EYEWITNESS LOCAL NEWSInfrared Thermal Imaging Camera Helps Detect Heat Loss In Cold Weather
from Eyewitness News Online
Reported: Jan. 7, 2014 8:27 PM EST
Updated: Jan. 7, 2014 8:38 PM EST
CHARLESTON, W.Va. (Stefano Dipietrantonio) – Have you ever wondered what heat loss on the body looks like? We went to the Charleston Fire Department Station One to find out. They have an infrared thermal imaging camera, which they use to “see” through smoke in fires to find those hot spots, which we used, to show where heat is lost on an uninsulated body.
"This is a thermal imaging camera," said Captain Brian Stiltner with the Charleston Fire Department. Firefighters use the thermal camera to see where their eyes cannot. It can also show us where our bodies and our homes lose heat in the bitter cold weather.
"In this display, the lighter colors indicate areas of heat," said Stiltner, who pointed out that that whitest areas indicated my face and head, uncovered, were giving off the most amount of heat.

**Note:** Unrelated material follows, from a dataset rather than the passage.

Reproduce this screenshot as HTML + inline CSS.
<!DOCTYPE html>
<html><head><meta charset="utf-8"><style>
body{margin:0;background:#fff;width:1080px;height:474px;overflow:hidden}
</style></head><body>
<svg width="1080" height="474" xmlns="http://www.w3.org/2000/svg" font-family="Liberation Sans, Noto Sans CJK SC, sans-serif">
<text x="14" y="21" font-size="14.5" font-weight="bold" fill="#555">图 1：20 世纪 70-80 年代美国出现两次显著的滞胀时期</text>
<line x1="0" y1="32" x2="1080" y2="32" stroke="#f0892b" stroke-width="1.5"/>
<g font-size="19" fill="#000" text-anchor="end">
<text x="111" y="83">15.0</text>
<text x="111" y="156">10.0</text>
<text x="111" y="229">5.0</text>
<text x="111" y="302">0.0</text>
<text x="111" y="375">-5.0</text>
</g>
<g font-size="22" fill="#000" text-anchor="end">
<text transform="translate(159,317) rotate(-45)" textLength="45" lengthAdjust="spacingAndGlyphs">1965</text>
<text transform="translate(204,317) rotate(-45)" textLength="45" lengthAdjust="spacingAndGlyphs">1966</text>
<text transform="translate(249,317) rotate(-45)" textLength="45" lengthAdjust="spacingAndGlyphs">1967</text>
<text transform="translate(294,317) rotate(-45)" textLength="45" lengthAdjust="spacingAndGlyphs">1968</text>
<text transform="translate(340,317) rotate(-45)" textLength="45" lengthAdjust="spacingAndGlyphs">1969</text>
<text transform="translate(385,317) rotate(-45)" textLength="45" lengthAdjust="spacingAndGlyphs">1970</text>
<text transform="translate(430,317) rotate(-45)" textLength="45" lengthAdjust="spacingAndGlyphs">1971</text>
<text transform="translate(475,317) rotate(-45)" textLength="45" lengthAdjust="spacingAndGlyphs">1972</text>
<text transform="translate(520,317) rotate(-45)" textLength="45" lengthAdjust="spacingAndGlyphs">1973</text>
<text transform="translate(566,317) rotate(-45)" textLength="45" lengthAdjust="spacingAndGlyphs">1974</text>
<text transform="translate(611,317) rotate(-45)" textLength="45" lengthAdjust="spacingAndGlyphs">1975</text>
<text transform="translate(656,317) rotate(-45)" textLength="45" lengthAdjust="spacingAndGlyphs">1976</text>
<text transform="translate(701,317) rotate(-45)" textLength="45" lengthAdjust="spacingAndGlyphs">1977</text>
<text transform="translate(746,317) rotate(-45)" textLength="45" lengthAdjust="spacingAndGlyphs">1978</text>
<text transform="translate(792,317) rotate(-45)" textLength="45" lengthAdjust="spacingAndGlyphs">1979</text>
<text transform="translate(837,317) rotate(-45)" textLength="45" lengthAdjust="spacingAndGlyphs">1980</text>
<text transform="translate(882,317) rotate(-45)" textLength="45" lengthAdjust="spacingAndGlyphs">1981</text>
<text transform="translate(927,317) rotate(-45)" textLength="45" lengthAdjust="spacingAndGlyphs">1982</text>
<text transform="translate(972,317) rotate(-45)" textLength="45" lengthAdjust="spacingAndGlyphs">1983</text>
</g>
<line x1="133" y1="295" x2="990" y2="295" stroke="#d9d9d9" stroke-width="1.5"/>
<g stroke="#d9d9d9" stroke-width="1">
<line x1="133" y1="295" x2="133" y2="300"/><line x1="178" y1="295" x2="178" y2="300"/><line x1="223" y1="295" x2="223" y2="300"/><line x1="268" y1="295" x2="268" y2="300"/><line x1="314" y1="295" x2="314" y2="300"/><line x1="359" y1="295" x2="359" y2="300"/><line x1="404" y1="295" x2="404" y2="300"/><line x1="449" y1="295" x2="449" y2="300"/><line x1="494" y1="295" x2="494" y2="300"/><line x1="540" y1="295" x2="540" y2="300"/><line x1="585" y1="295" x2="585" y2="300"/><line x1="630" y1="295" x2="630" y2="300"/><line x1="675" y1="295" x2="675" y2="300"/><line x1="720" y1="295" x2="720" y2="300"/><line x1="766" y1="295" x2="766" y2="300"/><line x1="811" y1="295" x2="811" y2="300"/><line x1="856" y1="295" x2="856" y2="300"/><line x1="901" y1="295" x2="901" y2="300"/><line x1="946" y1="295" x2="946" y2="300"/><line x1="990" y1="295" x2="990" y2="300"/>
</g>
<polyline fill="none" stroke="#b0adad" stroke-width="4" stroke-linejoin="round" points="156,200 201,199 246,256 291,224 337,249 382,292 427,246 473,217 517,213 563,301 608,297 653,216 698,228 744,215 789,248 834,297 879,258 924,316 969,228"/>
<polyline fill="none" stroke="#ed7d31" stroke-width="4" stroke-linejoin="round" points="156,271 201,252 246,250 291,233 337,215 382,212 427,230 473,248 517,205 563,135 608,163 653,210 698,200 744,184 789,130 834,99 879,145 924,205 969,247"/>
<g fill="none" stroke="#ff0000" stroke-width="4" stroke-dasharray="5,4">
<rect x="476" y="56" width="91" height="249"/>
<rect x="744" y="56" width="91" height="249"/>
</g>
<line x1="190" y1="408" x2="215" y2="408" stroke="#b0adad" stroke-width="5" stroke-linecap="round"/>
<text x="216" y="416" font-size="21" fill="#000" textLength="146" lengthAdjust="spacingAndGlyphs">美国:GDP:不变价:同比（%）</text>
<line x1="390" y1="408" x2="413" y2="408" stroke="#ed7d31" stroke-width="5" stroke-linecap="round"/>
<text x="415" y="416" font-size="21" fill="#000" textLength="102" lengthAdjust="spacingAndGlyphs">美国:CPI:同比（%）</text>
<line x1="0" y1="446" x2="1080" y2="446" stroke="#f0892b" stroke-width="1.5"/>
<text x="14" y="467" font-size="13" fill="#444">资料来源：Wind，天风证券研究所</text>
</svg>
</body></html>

"You can have a heat signature there on your chest where you're passing heat through your jacket, but it's not as bright as your head, your face, which is uncovered,” said Stiltner. “Because you're losing more heat there, where it's not insulated."
So, we put on some gear to see how much of a difference it made in holding heat in.
"Got my hat on, got my ears on, some wraparounds, even a scarf, now what do we see?,” we asked Stiltner. “Absolutely, the scarf shows the darkened area where the heat's being contained inside that layer, so you're not losing the heat that you were," said Stiltner.
Even my hands, with gloves, show that heat was saved.
"The gloved hand is obviously, appearing as a lot darker image here," explained Stiltner.
Even placing my hand on a cold, concrete block left a heat signature for a few moments. Then, we used the camera to show how a loosely closed door or window, can be a heat vacuum;
"This is the actual cold air coming in right there?,” we asked, pointing to the monitor.” It is,” said Stiltner. “But the door isn't completely sealed. Now the cold air is showing up as a large black mass."
The door was only open about a quarter of an inch, but the amount of black showing-up indicated a ton of cold air was leaking in and the heat inside, leaking out.
"Your best advice?,” we asked. “Don't go out if you don't have to, stay in!," said Stiltner.
The U.S. Army survival manual from 1970 strongly recommended covering the head when it’s cold, claiming 40 to 45 –percent of the body heat, was lost from the head. But now, some scientists claim, whether it’s your head or your hands, heat loss is heat loss.
The face, head, and chest are more sensitive to changes in temperature, than the rest of the body, making it feel, as if covering them us, does more to prevent heat loss.